GOAL » Select the lines that hold the word "with" and copy each one.
[Start DATA LINES]
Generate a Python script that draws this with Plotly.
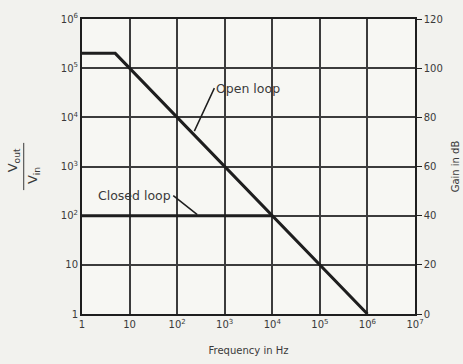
import numpy as np
import plotly.graph_objects as go

# Op-amp gain vs frequency (asymptotic Bode magnitude)
open_freq = [1, 5, 1e6]
open_gain = [2e5, 2e5, 1]
closed_freq = [1, 1e4]
closed_gain = [100, 100]

x_tickvals = [1, 10, 1e2, 1e3, 1e4, 1e5, 1e6, 1e7]
x_ticktext = ["1", "10", "10<sup>2</sup>", "10<sup>3</sup>", "10<sup>4</sup>",
              "10<sup>5</sup>", "10<sup>6</sup>", "10<sup>7</sup>"]
y_tickvals = [1, 10, 1e2, 1e3, 1e4, 1e5, 1e6]
y_ticktext = ["1", "10", "10<sup>2</sup>", "10<sup>3</sup>", "10<sup>4</sup>",
              "10<sup>5</sup>", "10<sup>6</sup>"]
db_tickvals = [0, 20, 40, 60, 80, 100, 120]

ink = "#1e1e1e"
label = "#3a3a3a"
font_family = "DejaVu Sans, Verdana, sans-serif"

fig = go.Figure()
fig.add_trace(go.Scatter(x=open_freq, y=open_gain, mode="lines",
                         line=dict(color=ink, width=3), showlegend=False))
fig.add_trace(go.Scatter(x=closed_freq, y=closed_gain, mode="lines",
                         line=dict(color=ink, width=3), showlegend=False))
# invisible trace to activate the dB axis
fig.add_trace(go.Scatter(x=[1], y=[0], yaxis="y2", mode="markers",
                         marker=dict(opacity=0), showlegend=False, hoverinfo="skip"))

fig.update_layout(
    width=463, height=364,
    margin=dict(l=82, r=48, t=19, b=50),
    paper_bgcolor="#f2f2ee",
    plot_bgcolor="#f7f7f3",
    font=dict(family=font_family, size=10, color=label),
    xaxis=dict(type="log", range=[0, 7], tickvals=x_tickvals, ticktext=x_ticktext,
               showgrid=True, gridcolor="#3c3c3c", gridwidth=1.5,
               showline=True, linecolor=ink, linewidth=2, mirror=True,
               ticks="", zeroline=False, automargin=False,
               title=dict(text="Frequency in Hz", font=dict(size=10, color=label), standoff=18)),
    yaxis=dict(type="log", range=[0, 6], tickvals=y_tickvals, ticktext=y_ticktext,
               showgrid=True, gridcolor="#3c3c3c", gridwidth=1.5,
               showline=True, linecolor=ink, linewidth=2,
               ticks="", zeroline=False, automargin=False),
    yaxis2=dict(overlaying="y", side="right", range=[0, 120], tickvals=db_tickvals,
                showgrid=False, zeroline=False, showline=True, linecolor=ink, linewidth=1.5,
                ticks="outside", ticklen=5, tickcolor=ink, automargin=False,
                title=dict(text="Gain in dB", font=dict(size=10, color=label), standoff=10)),
    showlegend=False,
)

# Curve labels with leader lines (tail anchored at the text edge)
fig.add_annotation(x=np.log10(230), y=np.log10(1e6 / 230) + 0.08, xref="x", yref="y",
                   text="Open loop", showarrow=True, arrowhead=0, arrowwidth=1.5,
                   arrowcolor=ink, ax=20, ay=-43, xanchor="left", yanchor="middle",
                   font=dict(size=12.5, color=label))
fig.add_annotation(x=np.log10(265), y=2.02, xref="x", yref="y",
                   text="Closed loop", showarrow=True, arrowhead=0, arrowwidth=1.5,
                   arrowcolor=ink, ax=-24, ay=-19, xanchor="right", yanchor="middle",
                   font=dict(size=12.5, color=label))

# Left axis title drawn as a rotated fraction Vout / Vin
fig.add_annotation(x=-0.205, y=0.52, xref="paper", yref="paper",
                   text="V<sub>out</sub>", textangle=-90, showarrow=False,
                   font=dict(size=13, color=label), xanchor="center", yanchor="middle")
fig.add_annotation(x=-0.145, y=0.47, xref="paper", yref="paper",
                   text="V<sub>in</sub>", textangle=-90, showarrow=False,
                   font=dict(size=13, color=label), xanchor="center", yanchor="middle")
fig.add_shape(type="line", xref="paper", yref="paper",
              x0=-0.175, x1=-0.175, y0=0.42, y1=0.58,
              line=dict(color=label, width=1))

fig.write_html("out.html")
[End DATA LINES]
EXERCISE RESULT »
Generate a Python script that draws this with Plotly.
# Curve labels with leader lines (tail anchored at the text edge)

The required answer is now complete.